Enjeux environnementaux : biodiversité, nappes phréatiques et adaptation au changement climatique
Les conséquences de la consommation d’eau du maïs débordent du cadre agricole. Chaque litre d’eau prélevé sur les nappes phréatiques pour irriguer le maïs ou d’autres cultures exigeantes réduit la marge de manœuvre des écosystèmes locaux. En période de sécheresse, la compétition pour l’eau devient palpable : agriculteurs, collectivités, milieux naturels se retrouvent sur la même ligne de départ, et la recharge des nappes se fait attendre, freinée par l’évaporation accrue et des étés successifs étouffants.
Ce déséquilibre met à mal la biodiversité. Les zones humides rétrécissent, certaines mares disparaissent, les rivières voient leur débit fondre. Les abeilles, papillons, grenouilles et autres espèces qui dépendent de ces habitats se raréfient. Les plantes spontanées qui stabilisent les sols et soutiennent l’équilibre écologique souffrent, elles aussi, de la disparition des micro-habitats mouillés.

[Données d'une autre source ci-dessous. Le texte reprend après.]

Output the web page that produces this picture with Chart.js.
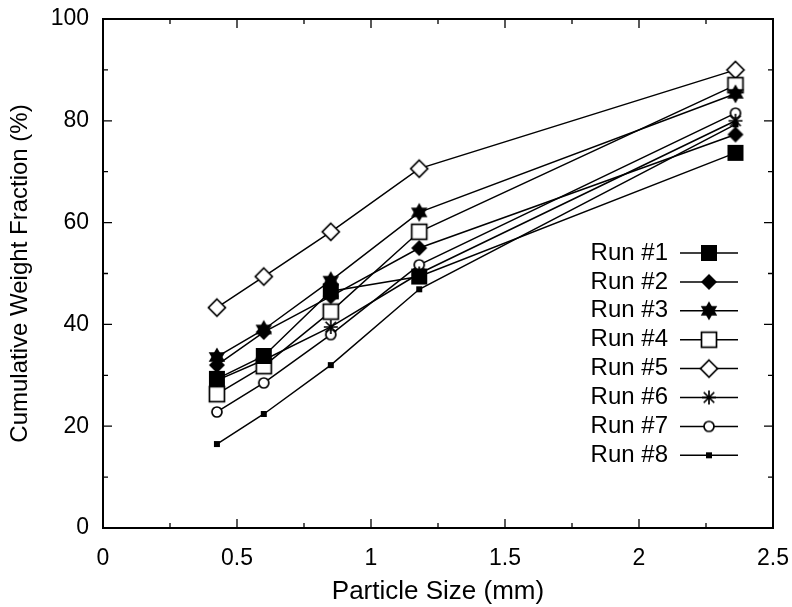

Le changement climatique amplifie chaque déséquilibre. L’évaporation s’accélère, les canicules se multiplient, la pression sur les réserves souterraines devient constante. Les projections du climat annoncent des sécheresses plus longues, mettant à l’épreuve la capacité de chaque territoire à s’adapter et à gérer collectivement l’eau. Choisir de cultiver une plante qui consomme le plus d’eau revient à peser l’intérêt économique contre la fragilité de tout un écosystème.
Vers des pratiques agricoles plus durables pour préserver la ressource en eau
Face à la raréfaction de l’eau, l’agriculture bouge, expérimente, s’ajuste. Les solutions pour économiser chaque goutte se diversifient et gagnent du terrain. Le paillage et la matière organique forment un duo redoutable : le paillage, installé au pied des cultures, freine l’évaporation du sol tout en protégeant la vie souterraine. Apporter du compost mûr ou du fumier bien décomposé nourrit les micro-organismes bénéfiques, renforce la rétention d’eau et aère le sol. Conséquence concrète : le stress hydrique recule, la quantité d’eau disponible est mieux utilisée, la surface du sol gagne en vitalité.
La palette des espèces évolue aussi. Blé dur, sorgho, luzerne : ces plantes résistantes à la sécheresse s’imposent peu à peu dans les assolements. Le progrès ne s’arrête pas là : les outils développés par l’Institut national de recherche et les capteurs d’estimation de l’eau du sol permettent de piloter l’irrigation au plus près des besoins réels. Chaque innovation affine le pilotage de l’eau, et conforte les agriculteurs dans leurs choix.
Trois leviers pour une irrigation raisonnée :
Voici les actions concrètes qui transforment la gestion de l’irrigation dans les champs :
- Choisir des variétés plus résistantes à la sécheresse
- Amender le sol avec matière organique
- Installer des capteurs pour modéliser les besoins réels
La diversification des cultures et la rotation complètent la panoplie. Résultat : des surfaces irriguées mieux maîtrisées, une consommation d’eau mieux répartie et des sols en meilleure santé. Les territoires qui s’engagent sur cette voie dessinent déjà le paysage agricole de demain, où chaque goutte compte et où l’avenir s’écrit à la croisée de la résilience et de l’ingéniosité.